To what extent will artificial intelligence (AI) change the supply chain? Where will we be in ten years in that regard?
‘Processes in the supply chain will become much more automated and that will bring huge productivity gains, but we cannot accurately anticipate what will happen yet and how fast those changes will happen. In its report The State of AI in 2023, McKinsey compares the rise of generative artificial intelligence, or GenAI, to Toyota’s emergence of lean management in the auto industry, with enormous potential to scale up and have a major impact on all kinds of industries as well as the labor market. You can see it as a huge threat if systems can do everything humans can do, and even better. You could also argue that it offers huge opportunities if such systems start overseeing and managing the entire supply chain.

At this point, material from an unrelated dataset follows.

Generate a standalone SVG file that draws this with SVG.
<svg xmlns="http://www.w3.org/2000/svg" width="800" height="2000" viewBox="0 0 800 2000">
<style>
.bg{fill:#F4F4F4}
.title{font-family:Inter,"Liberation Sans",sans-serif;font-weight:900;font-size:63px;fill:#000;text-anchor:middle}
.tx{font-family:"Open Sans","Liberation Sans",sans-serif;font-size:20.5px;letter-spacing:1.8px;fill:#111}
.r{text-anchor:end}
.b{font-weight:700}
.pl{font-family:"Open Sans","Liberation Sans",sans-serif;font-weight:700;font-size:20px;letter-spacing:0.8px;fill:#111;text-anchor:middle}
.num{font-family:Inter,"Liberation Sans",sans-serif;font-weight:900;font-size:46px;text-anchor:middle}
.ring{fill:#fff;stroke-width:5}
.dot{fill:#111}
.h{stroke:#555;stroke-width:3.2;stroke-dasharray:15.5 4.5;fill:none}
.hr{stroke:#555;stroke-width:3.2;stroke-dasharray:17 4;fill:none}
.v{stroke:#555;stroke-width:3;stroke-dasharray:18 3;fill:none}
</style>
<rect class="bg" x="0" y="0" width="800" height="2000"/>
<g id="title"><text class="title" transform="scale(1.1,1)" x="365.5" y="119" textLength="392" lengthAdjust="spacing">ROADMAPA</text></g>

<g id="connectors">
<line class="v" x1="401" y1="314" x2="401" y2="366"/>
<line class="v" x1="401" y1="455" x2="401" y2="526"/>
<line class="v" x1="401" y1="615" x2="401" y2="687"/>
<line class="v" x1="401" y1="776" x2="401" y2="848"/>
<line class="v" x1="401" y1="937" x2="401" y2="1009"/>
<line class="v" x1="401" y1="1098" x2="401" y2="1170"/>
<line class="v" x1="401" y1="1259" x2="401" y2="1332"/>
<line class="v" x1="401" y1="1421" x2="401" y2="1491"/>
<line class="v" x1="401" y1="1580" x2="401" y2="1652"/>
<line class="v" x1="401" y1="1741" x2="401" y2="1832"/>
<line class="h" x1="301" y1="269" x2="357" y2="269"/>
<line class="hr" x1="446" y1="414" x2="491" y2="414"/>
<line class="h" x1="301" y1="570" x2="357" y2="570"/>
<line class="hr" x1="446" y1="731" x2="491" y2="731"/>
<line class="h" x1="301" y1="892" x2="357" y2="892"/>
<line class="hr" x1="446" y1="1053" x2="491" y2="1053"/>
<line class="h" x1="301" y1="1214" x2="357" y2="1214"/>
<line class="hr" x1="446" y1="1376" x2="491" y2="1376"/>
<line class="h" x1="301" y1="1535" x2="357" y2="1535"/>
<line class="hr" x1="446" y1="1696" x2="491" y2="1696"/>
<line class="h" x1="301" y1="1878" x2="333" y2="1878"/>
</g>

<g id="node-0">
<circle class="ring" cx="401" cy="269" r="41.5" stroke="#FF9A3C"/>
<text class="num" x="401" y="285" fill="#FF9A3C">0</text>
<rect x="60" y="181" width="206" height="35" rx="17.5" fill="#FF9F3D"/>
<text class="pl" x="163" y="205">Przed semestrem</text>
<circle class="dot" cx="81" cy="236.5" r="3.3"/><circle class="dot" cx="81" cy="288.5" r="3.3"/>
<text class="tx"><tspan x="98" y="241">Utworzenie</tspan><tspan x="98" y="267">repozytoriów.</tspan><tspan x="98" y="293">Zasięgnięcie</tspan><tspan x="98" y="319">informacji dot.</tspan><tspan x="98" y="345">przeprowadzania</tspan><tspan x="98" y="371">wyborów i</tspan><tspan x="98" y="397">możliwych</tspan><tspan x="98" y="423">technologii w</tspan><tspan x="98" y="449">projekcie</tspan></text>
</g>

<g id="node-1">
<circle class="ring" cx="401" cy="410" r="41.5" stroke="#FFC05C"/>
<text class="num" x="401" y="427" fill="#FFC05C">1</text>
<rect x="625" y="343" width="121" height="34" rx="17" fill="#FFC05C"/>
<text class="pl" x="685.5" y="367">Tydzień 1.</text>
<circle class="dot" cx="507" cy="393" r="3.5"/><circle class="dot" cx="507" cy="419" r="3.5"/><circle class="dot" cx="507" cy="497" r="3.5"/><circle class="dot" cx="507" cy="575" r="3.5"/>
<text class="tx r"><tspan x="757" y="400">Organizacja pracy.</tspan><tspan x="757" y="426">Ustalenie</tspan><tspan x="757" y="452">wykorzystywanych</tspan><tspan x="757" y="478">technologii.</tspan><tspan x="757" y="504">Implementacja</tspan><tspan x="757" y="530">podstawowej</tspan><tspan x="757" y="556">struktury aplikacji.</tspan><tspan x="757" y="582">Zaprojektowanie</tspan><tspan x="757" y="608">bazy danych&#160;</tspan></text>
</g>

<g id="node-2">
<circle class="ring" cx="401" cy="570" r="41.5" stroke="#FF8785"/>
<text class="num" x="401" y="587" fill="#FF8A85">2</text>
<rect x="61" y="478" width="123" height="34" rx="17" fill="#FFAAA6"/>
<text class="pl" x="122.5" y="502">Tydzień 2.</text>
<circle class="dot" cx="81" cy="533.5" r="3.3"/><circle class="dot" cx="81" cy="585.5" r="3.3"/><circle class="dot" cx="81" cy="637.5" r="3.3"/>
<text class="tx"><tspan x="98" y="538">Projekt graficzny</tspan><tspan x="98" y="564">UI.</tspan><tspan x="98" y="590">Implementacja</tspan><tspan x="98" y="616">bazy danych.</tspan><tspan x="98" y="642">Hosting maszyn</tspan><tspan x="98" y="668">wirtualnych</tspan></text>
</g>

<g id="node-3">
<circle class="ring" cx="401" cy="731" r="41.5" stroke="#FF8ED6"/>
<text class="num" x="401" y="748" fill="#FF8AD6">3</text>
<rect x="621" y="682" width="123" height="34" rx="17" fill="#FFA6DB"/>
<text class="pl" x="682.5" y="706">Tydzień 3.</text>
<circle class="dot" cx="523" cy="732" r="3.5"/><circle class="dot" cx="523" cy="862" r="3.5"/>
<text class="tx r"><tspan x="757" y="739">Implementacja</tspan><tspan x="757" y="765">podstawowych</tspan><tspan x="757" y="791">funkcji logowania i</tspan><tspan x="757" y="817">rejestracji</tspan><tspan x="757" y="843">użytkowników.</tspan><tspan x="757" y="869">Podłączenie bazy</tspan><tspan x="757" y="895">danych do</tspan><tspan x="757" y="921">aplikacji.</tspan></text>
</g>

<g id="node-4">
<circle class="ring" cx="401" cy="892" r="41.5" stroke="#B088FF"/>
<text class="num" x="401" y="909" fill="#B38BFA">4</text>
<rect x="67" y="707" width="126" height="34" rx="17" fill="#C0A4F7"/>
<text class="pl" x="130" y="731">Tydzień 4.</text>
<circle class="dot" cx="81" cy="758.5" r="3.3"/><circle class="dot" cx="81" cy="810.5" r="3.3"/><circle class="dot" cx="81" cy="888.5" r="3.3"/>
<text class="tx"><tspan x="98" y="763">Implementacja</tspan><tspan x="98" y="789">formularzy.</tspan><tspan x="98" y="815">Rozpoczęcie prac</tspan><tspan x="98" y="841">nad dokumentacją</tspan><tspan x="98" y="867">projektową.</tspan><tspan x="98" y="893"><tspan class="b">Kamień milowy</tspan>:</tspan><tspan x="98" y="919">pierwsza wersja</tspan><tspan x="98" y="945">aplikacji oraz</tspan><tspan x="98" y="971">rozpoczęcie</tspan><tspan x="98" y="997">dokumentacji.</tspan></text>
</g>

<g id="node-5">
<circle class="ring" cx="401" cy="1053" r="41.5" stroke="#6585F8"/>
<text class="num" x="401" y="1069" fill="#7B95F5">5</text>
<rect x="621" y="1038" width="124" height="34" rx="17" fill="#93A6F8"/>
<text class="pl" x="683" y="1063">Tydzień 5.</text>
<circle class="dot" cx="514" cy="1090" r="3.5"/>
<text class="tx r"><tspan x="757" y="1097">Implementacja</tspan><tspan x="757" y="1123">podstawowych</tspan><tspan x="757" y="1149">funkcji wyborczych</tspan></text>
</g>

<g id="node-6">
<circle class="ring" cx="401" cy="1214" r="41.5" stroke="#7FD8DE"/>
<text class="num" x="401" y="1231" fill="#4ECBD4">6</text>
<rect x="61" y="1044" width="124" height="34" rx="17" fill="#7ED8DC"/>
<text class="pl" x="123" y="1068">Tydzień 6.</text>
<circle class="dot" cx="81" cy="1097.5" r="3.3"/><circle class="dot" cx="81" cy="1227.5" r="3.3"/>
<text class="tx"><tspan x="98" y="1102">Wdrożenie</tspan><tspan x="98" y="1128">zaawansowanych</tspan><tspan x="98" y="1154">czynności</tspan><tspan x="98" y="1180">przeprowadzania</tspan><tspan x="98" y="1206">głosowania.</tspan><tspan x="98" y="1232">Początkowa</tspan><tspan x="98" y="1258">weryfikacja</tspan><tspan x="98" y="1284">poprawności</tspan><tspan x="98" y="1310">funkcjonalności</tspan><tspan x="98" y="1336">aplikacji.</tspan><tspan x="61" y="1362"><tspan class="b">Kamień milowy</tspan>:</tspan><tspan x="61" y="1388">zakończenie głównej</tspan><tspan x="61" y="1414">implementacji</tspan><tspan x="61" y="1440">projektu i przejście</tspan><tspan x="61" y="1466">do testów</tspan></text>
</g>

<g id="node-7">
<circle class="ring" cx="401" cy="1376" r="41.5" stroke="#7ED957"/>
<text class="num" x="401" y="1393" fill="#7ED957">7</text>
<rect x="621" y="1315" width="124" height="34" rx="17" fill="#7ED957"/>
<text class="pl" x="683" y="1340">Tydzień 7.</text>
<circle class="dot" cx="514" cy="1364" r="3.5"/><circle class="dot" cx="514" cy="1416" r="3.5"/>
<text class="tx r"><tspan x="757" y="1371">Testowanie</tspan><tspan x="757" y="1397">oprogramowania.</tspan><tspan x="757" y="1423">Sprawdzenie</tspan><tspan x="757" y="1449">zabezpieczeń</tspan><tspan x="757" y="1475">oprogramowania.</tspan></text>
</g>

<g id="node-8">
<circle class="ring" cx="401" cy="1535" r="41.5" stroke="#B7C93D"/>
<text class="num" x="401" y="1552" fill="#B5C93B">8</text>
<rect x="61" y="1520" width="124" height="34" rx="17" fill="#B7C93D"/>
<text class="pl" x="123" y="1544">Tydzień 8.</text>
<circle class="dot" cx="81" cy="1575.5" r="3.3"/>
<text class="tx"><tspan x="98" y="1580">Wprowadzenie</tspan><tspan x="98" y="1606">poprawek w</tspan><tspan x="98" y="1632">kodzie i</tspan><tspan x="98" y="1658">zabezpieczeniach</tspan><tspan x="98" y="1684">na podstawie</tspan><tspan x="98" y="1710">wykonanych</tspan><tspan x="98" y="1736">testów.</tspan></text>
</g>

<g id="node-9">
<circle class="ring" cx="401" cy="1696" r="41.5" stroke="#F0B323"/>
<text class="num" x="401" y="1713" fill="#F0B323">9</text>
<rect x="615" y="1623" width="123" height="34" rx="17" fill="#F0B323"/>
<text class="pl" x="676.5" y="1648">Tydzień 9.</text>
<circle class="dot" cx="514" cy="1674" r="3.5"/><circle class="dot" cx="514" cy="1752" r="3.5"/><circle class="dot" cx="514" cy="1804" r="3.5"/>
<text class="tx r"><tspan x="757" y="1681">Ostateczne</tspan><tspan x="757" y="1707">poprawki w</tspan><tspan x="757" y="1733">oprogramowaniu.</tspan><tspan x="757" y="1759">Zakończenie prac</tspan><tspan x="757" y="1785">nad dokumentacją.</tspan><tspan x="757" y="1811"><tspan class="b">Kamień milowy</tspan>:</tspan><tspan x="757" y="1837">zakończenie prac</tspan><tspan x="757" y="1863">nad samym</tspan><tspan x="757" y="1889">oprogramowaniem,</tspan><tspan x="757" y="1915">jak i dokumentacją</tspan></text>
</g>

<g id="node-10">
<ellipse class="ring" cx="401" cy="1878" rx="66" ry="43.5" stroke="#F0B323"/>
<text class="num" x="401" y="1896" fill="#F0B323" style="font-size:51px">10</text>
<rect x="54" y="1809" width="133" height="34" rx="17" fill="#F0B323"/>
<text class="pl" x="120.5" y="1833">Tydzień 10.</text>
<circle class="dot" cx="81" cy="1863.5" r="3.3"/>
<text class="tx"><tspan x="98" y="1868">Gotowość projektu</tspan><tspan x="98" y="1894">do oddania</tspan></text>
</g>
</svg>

In inventory management, for example, AI allows you to analyze historical sales data, customer behavior and market trends even better to predict product demand and optimize inventory levels more accurately. In doing so, you also improve service to your customers and can, for example, automatically let them know that a product is not available today but will be tomorrow.’

Supply chains are increasingly faltering due to geopolitical challenges such as trade conflicts, natural disasters, the pandemic and climate change. Drought threatens global trade through the Panama Canal. Recently, the Houthi attacks on ships in the Red Sea had huge effects on world trade. There seems to be no end to the disruptions. Are we going to learn to deal with them better?
‘I find that difficult. For a long time, the economic idea of free world trade was the highest ideal and we all focused on that. Now you see how vulnerable we are to this specialization in certain areas, and the call to become more self-sufficient follows in its wake. Yet that can only be the solution to a certain extent. Of course, you can investigate whether you really need certain raw materials or whether you can make do with a substitute, but not everything can come from our own region. For some products we depend on China, where human rights such as privacy are weighed differently than in Europe. For the next few decades, we will still depend on oil and gas, and we will have to import that from elsewhere. That is a fact of life, whether you like it or not.
For the time being, it is a utopia that everyone will produce according to ESG criteria. A transition simply needs time. Moreover, when it comes to sustainability, there is a paradox between short-term consumption behavior and long-term responsibility. You see this, for example, with young people. They care about the environment, it is often said, but at the same time they buy cheap things from Chinese parties. The buying behavior of consumers in physical and online stores is in the here and now. They do not want to have to think about how responsible a product is at that moment. Not everyone has the time and knowledge to research whether it is local and sustainable. Not everyone can afford that fine, local wine either.
Sustainability is driven only to a small extent by consumers and needs to come from companies and be facilitated by businesses. That is where the impact is, especially with large companies like Unilever and Procter & Gamble or fast-food restaurants like McDonalds and KFC, which, incidentally, already work extensively with organic products and sustainable materials. We must be careful to not view the world from the perspective of our own bubble too much.’

This interview was published in Management Scope 04 2024.